Friday, August 25, 2023

Shouldofs

This post may be incoherent.  I didn't sleep last night, at least not well.  It angers me as it had been a pretty good day.  But before bed, I watched a documentary on Norm Macdonald's life and my dreams were filled with that.  Dreams?  That's not quite right.  Old Norm had been sick for a long time.  He was fighting a losing battle.  After nine years of marriage, he got divorced and never dated again.  Other than working, he went nowhere.  He didn't go out.  Rather, he spent the last ten years of his life largely alone in his apartment where he read the classics.  It reminded me of something familiar.  

Later, in bed, I'd fall asleep for a brief moment and dream I was teaching a class, but I got disoriented and confused and didn't know what I was doing.  I told he class to take a break, but only a few came back.  Then Norm and I were by a river.

Wait!  Am I talking about my dreams?  Good God, man.

The good news is that I can go back to bed.  

But the day had been good.  Ish.  I got a text from a buddy I had hired a good while ago at the factory.  He was a writer for all the bigs, published in The Times, The Post, Variety, etc.  He edited for Interview Magazine.  As more publications became digital and print died, he moved into academia.  Yesterday, however, he reported that he was editing again Assouline Publications.  

"Known for art books  Big photography. But great writing . NYer level . I’m impressed . I’m editing for them right now . Manuscripts . Like I used to . May start pitching them. Freelance for now . Thought I lost my skills after academic work but hanging in." 

He also urged me to get my photos into a gallery.  Yea.  I got that from several sources, too--C.C., Travis, the Fashion Editor. . . . 

I am, however, both lazy and insecure.  Still, I am culling the prints.  There are big piles all over the house right now.  Just the Polaroid pics.  We'll see. 


After working on the photo project and making a trip to the gym, I went to the Cafe Strange where I wrote and got some tea, then to Fresh Market where I bought fresh sushi grade tuna and the makings of a big tuna kobachi poke bowl.  Then it was off to my mother's.  I had been busy all day, no lying around, no napping.  I was feeling productive.  When I got home, I made the evening cocktail and sat with the cat outside on the deck.  The days are getting shorter and the deck is much more comfortable now in the late afternoon, the sun having fallen further into the western sky, the shadows long, the air a baby blue.  There is still a month of summer left, but the shortening days are good.  I've had too much hideous daylight, too much brightness.  The shorter days and the longer shadows are soothing.  There is a softness and a succoring there.

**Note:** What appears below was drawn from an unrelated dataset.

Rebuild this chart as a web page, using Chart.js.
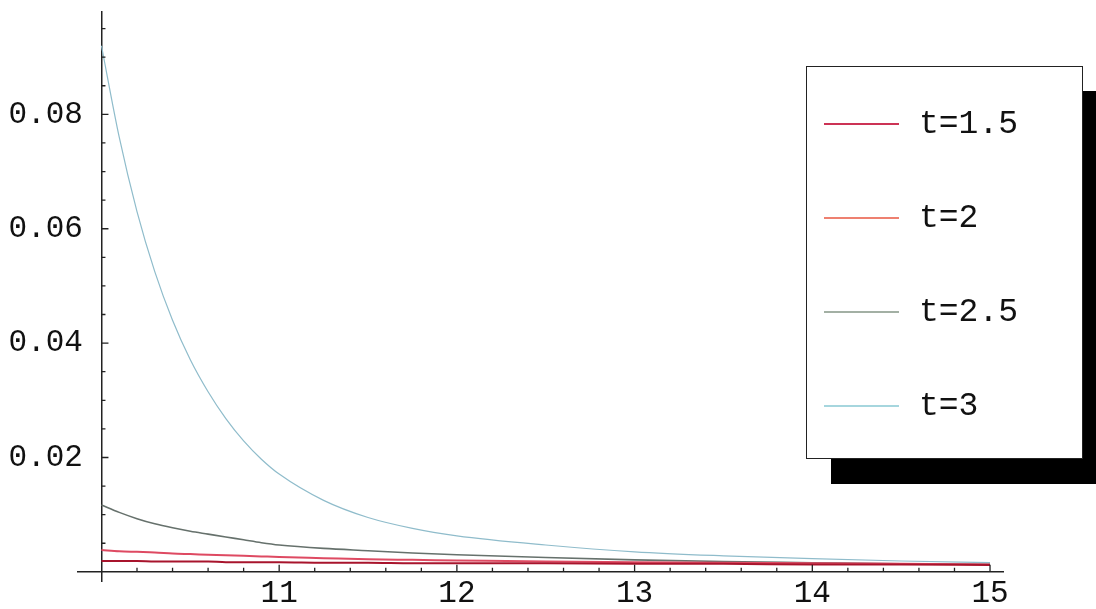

After the cocktail, I made the kobachi and brought it outside.  I fed the cat giving her pieces of the raw tuna for a treat.  


My New Old Friend and I wrote back and forth for awhile.  Not quite dinner company, but it was nice.  The day was going swimmingly.  

But bedtime was another matter.  

Selavy.  Life is full of trouble, and geniuses like Norm Macdonald and I are content to be alone and read while people are at the bars a-partying.  That is what the gymroids think I do.  There was a group text last night asking me if I went up to the Irish pub to see a girl.  They were all curious.  Maybe I shouldn't mythologize as much as I do.  People are hungry for a good tale.  

I simply sent them a picture of Trump's mugshot and said he was a real pussy, that Hitler never would have surrendered like that.  That should be the takeaway.  

But maybe I should have gone to see that girl.  Just like I should take a portfolio of photos around to the galleries.  Man. . . there are a lot of shouldofs in life.  No matter.  Life should not be full of regret except for ex-wives and girlfriends.  I should hope they have at least one deep regret and a terrible longing.  As I do.  Those are regrettable regrets, but what can you do?

Selavy.  We take what we can get.  Like shorter days and a summer wind.